STATED TASK: Pictures within the data are to be left out; everything else must be reproduced exactly.

________________

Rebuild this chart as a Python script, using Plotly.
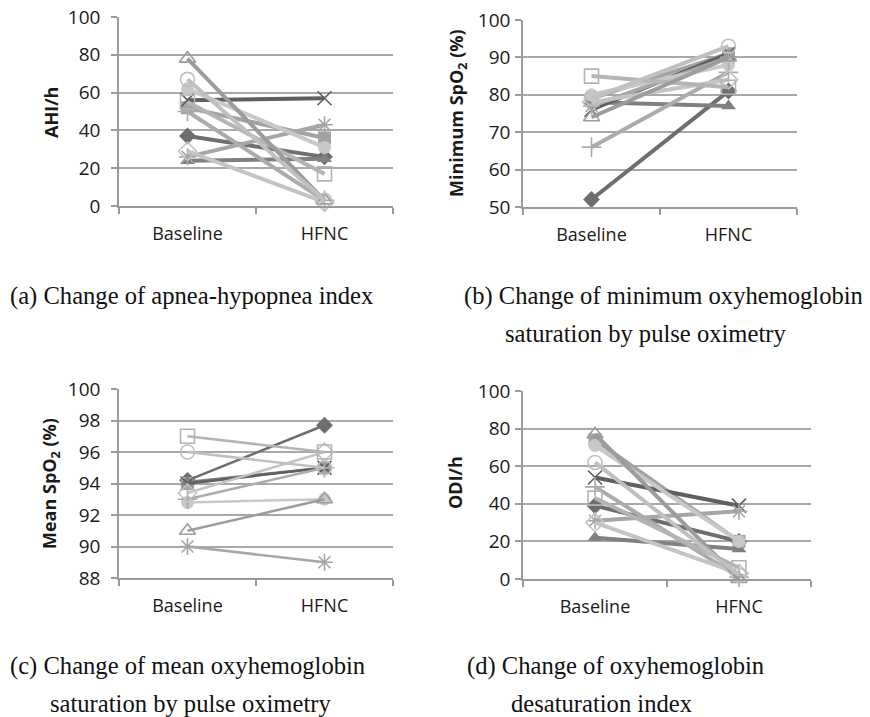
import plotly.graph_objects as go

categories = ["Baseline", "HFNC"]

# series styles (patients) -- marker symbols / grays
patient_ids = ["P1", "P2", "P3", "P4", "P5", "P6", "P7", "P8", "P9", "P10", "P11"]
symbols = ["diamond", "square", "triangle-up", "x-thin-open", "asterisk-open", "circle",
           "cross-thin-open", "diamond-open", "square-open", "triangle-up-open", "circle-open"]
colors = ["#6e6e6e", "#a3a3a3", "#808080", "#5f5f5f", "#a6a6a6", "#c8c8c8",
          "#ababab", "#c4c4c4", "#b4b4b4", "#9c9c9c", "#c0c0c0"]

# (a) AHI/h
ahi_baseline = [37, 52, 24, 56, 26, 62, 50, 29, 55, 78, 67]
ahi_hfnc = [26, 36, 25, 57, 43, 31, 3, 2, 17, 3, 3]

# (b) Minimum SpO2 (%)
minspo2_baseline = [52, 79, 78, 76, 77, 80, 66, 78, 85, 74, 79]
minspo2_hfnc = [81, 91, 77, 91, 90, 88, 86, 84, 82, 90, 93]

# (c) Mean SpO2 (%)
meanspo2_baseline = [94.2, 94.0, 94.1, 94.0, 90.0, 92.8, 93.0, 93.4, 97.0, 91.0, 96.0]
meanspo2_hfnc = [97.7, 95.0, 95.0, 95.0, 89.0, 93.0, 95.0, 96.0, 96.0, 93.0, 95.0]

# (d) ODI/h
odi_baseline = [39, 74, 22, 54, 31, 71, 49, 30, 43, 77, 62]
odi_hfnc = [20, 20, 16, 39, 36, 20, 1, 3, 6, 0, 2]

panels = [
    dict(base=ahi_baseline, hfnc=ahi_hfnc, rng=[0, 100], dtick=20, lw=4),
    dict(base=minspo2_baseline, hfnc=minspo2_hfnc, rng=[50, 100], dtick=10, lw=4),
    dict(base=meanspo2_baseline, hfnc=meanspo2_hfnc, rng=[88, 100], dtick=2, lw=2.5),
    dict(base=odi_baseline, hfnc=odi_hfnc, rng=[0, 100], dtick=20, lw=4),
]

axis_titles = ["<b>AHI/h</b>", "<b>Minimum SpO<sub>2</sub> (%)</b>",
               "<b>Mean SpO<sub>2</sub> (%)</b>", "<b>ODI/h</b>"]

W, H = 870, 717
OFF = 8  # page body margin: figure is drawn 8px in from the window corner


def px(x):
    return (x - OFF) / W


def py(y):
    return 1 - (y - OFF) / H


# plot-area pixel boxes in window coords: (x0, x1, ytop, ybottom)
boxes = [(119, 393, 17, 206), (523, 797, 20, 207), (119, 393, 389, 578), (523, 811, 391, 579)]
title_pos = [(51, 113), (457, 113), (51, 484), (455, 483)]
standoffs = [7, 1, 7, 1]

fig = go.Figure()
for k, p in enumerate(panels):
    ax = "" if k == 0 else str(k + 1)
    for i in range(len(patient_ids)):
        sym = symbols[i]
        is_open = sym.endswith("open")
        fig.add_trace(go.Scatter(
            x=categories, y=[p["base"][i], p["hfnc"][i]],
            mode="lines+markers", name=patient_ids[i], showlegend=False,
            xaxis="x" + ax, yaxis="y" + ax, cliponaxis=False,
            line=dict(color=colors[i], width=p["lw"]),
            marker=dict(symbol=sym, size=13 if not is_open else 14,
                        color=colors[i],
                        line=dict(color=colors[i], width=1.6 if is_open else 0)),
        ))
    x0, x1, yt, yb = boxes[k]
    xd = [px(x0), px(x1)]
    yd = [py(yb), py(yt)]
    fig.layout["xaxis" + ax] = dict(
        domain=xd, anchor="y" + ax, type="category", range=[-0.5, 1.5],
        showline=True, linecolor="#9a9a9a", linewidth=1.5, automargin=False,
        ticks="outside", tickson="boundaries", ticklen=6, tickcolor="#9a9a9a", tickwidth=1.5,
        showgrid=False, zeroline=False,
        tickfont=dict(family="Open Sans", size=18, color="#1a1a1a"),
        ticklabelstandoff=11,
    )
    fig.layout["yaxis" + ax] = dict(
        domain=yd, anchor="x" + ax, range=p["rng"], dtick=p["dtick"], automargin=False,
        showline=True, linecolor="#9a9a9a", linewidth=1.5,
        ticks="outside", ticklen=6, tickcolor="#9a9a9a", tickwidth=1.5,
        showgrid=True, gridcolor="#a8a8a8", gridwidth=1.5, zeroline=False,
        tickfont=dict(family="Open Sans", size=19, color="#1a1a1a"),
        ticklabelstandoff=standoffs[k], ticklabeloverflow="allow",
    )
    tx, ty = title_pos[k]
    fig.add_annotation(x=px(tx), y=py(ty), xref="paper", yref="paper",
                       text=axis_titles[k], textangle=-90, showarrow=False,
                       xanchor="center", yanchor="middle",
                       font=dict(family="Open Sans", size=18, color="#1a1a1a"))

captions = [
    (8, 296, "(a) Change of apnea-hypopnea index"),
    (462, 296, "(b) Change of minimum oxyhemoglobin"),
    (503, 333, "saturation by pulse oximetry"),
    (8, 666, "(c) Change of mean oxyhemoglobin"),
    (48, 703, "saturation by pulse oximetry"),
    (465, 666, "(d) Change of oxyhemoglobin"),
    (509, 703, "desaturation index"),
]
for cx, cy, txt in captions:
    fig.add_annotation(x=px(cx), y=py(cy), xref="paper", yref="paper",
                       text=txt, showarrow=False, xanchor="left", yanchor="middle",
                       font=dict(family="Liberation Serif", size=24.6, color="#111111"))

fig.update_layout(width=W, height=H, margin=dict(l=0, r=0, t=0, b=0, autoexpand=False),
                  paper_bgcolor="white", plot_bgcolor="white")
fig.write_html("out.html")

________________

OUTPUT:
Rebuild this chart as a Python script, using Plotly.
import plotly.graph_objects as go

categories = ["Baseline", "HFNC"]

# series styles (patients) -- marker symbols / grays
patient_ids = ["P1", "P2", "P3", "P4", "P5", "P6", "P7", "P8", "P9", "P10", "P11"]
symbols = ["diamond", "square", "triangle-up", "x-thin-open", "asterisk-open", "circle",
           "cross-thin-open", "diamond-open", "square-open", "triangle-up-open", "circle-open"]
colors = ["#6e6e6e", "#a3a3a3", "#808080", "#5f5f5f", "#a6a6a6", "#c8c8c8",
          "#ababab", "#c4c4c4", "#b4b4b4", "#9c9c9c", "#c0c0c0"]

# (a) AHI/h
ahi_baseline = [37, 52, 24, 56, 26, 62, 50, 29, 55, 78, 67]
ahi_hfnc = [26, 36, 25, 57, 43, 31, 3, 2, 17, 3, 3]

# (b) Minimum SpO2 (%)
minspo2_baseline = [52, 79, 78, 76, 77, 80, 66, 78, 85, 74, 79]
minspo2_hfnc = [81, 91, 77, 91, 90, 88, 86, 84, 82, 90, 93]

# (c) Mean SpO2 (%)
meanspo2_baseline = [94.2, 94.0, 94.1, 94.0, 90.0, 92.8, 93.0, 93.4, 97.0, 91.0, 96.0]
meanspo2_hfnc = [97.7, 95.0, 95.0, 95.0, 89.0, 93.0, 95.0, 96.0, 96.0, 93.0, 95.0]

# (d) ODI/h
odi_baseline = [39, 74, 22, 54, 31, 71, 49, 30, 43, 77, 62]
odi_hfnc = [20, 20, 16, 39, 36, 20, 1, 3, 6, 0, 2]

panels = [
    dict(base=ahi_baseline, hfnc=ahi_hfnc, rng=[0, 100], dtick=20, lw=4),
    dict(base=minspo2_baseline, hfnc=minspo2_hfnc, rng=[50, 100], dtick=10, lw=4),
    dict(base=meanspo2_baseline, hfnc=meanspo2_hfnc, rng=[88, 100], dtick=2, lw=2.5),
    dict(base=odi_baseline, hfnc=odi_hfnc, rng=[0, 100], dtick=20, lw=4),
]

axis_titles = ["<b>AHI/h</b>", "<b>Minimum SpO<sub>2</sub> (%)</b>",
               "<b>Mean SpO<sub>2</sub> (%)</b>", "<b>ODI/h</b>"]

W, H = 870, 717
OFF = 8  # page body margin: figure is drawn 8px in from the window corner


def px(x):
    return (x - OFF) / W


def py(y):
    return 1 - (y - OFF) / H


# plot-area pixel boxes in window coords: (x0, x1, ytop, ybottom)
boxes = [(119, 393, 17, 206), (523, 797, 20, 207), (119, 393, 389, 578), (523, 811, 391, 579)]
title_pos = [(51, 113), (457, 113), (51, 484), (455, 483)]
standoffs = [7, 1, 7, 1]

fig = go.Figure()
for k, p in enumerate(panels):
    ax = "" if k == 0 else str(k + 1)
    for i in range(len(patient_ids)):
        sym = symbols[i]
        is_open = sym.endswith("open")
        fig.add_trace(go.Scatter(
            x=categories, y=[p["base"][i], p["hfnc"][i]],
            mode="lines+markers", name=patient_ids[i], showlegend=False,
            xaxis="x" + ax, yaxis="y" + ax, cliponaxis=False,
            line=dict(color=colors[i], width=p["lw"]),
            marker=dict(symbol=sym, size=13 if not is_open else 14,
                        color=colors[i],
                        line=dict(color=colors[i], width=1.6 if is_open else 0)),
        ))
    x0, x1, yt, yb = boxes[k]
    xd = [px(x0), px(x1)]
    yd = [py(yb), py(yt)]
    fig.layout["xaxis" + ax] = dict(
        domain=xd, anchor="y" + ax, type="category", range=[-0.5, 1.5],
        showline=True, linecolor="#9a9a9a", linewidth=1.5, automargin=False,
        ticks="outside", tickson="boundaries", ticklen=6, tickcolor="#9a9a9a", tickwidth=1.5,
        showgrid=False, zeroline=False,
        tickfont=dict(family="Open Sans", size=18, color="#1a1a1a"),
        ticklabelstandoff=11,
    )
    fig.layout["yaxis" + ax] = dict(
        domain=yd, anchor="x" + ax, range=p["rng"], dtick=p["dtick"], automargin=False,
        showline=True, linecolor="#9a9a9a", linewidth=1.5,
        ticks="outside", ticklen=6, tickcolor="#9a9a9a", tickwidth=1.5,
        showgrid=True, gridcolor="#a8a8a8", gridwidth=1.5, zeroline=False,
        tickfont=dict(family="Open Sans", size=19, color="#1a1a1a"),
        ticklabelstandoff=standoffs[k], ticklabeloverflow="allow",
    )
    tx, ty = title_pos[k]
    fig.add_annotation(x=px(tx), y=py(ty), xref="paper", yref="paper",
                       text=axis_titles[k], textangle=-90, showarrow=False,
                       xanchor="center", yanchor="middle",
                       font=dict(family="Open Sans", size=18, color="#1a1a1a"))

captions = [
    (8, 296, "(a) Change of apnea-hypopnea index"),
    (462, 296, "(b) Change of minimum oxyhemoglobin"),
    (503, 333, "saturation by pulse oximetry"),
    (8, 666, "(c) Change of mean oxyhemoglobin"),
    (48, 703, "saturation by pulse oximetry"),
    (465, 666, "(d) Change of oxyhemoglobin"),
    (509, 703, "desaturation index"),
]
for cx, cy, txt in captions:
    fig.add_annotation(x=px(cx), y=py(cy), xref="paper", yref="paper",
                       text=txt, showarrow=False, xanchor="left", yanchor="middle",
                       font=dict(family="Liberation Serif", size=24.6, color="#111111"))

fig.update_layout(width=W, height=H, margin=dict(l=0, r=0, t=0, b=0, autoexpand=False),
                  paper_bgcolor="white", plot_bgcolor="white")
fig.write_html("out.html")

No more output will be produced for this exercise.